When the Raptors learned they would not be able to play in Toronto and settled on Tampa as their home-away-from-home, their first call was to BaAM Productions, a Toronto-based events company that has developed a reputation for scaling logistical mountains in record time. It was BaAM that transformed Sahlen Field in Buffalo for the Blue Jays this past summer and led venue conversion for the Winter Classic for the NHL since its inception. Shortly after New Year’s, they’ll descend on Tampa again to rig out another big project — Super Bowl LV.

“We like to think of ourselves as the SWAT team…. When the impossible needs to be done, we come in and knock it out,” said Garrett Mills, manager of production for BaAM. “[But we’ve] never had anything on this timeline.”

BaAM got a call from the Raptors on Nov. 18, and Mills was on the ground in Tampa three days later, doing site planning and coordination with the general contractor for the hotel, which is still in the finishing stages of construction and not open to the public yet — which is why the Raptors were able to commandeer a whole floor of event space for six months without having to bump any weddings being planned.

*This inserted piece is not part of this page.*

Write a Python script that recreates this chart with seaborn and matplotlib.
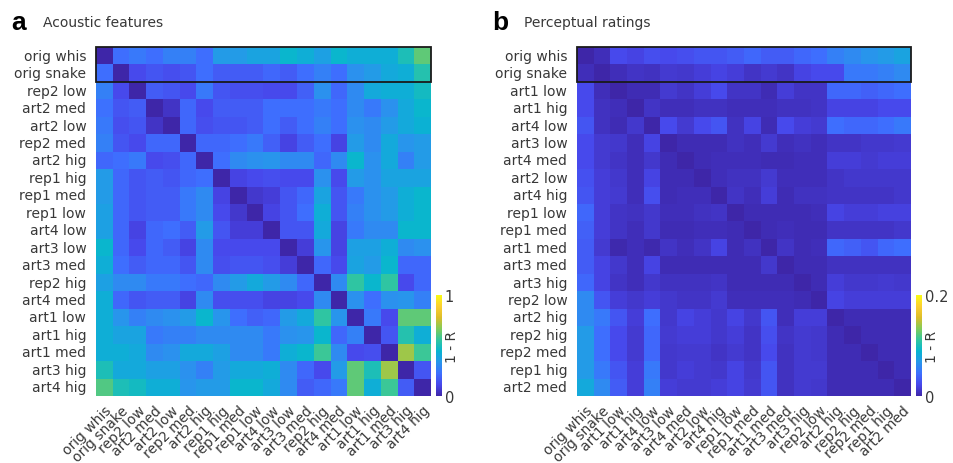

Being on the fourth floor had its advantages – it was the largest continuous space on the property – but also some complications: There was only one freight elevator and it was touch-and-go whether the basket stanchions would fit in it. The elevator broke down one day, but fortunately not the day they were bringing in the basketball equipment.

“With the courts and the baskets, we had well over 80,000 pounds of freight coming up,” said Mills. “If the elevator goes down that day it would have shot us in the foot completely.”

But the courts made it up, and before they were put together time was made for Raptors president Masai Ujiri to place a toonie under centre court for good luck.

The Raptors held their first formal practice on the new space on Wednesday, and the reviews were positive.

“It looks amazing. They did an amazing job,” said Raptors centre Alex Len. “They had like two weeks to put this whole thing together? They did an amazing job: two big courts, weight room. It’s hard to tell a difference.”

It’s been a theme. Everyone who has seen the practice facility rise out of a hotel ball room floor has been wowed, even though Resch has taken the early feedback with a pinch of salt.

“From what they told me, it’s good. I think they also understand how invested in it I am — not sure they would tell me if it was terrible. But, no, [it’s been positive].

“I guess the thing I feel most proud about is I think it’s going to be a space that we are going to feel comfortable in,” Resch added. “I think the weight room is great. It’s kind of out in the open in the pre-convention space, so it’s almost like it’s out in the hallway. But it’s great and it will be a gathering point. And honestly I think the coaches have a great area that — well, they’re going to come up with some great plays in here.

“I don’t know what exactly, but it’s going to be great.”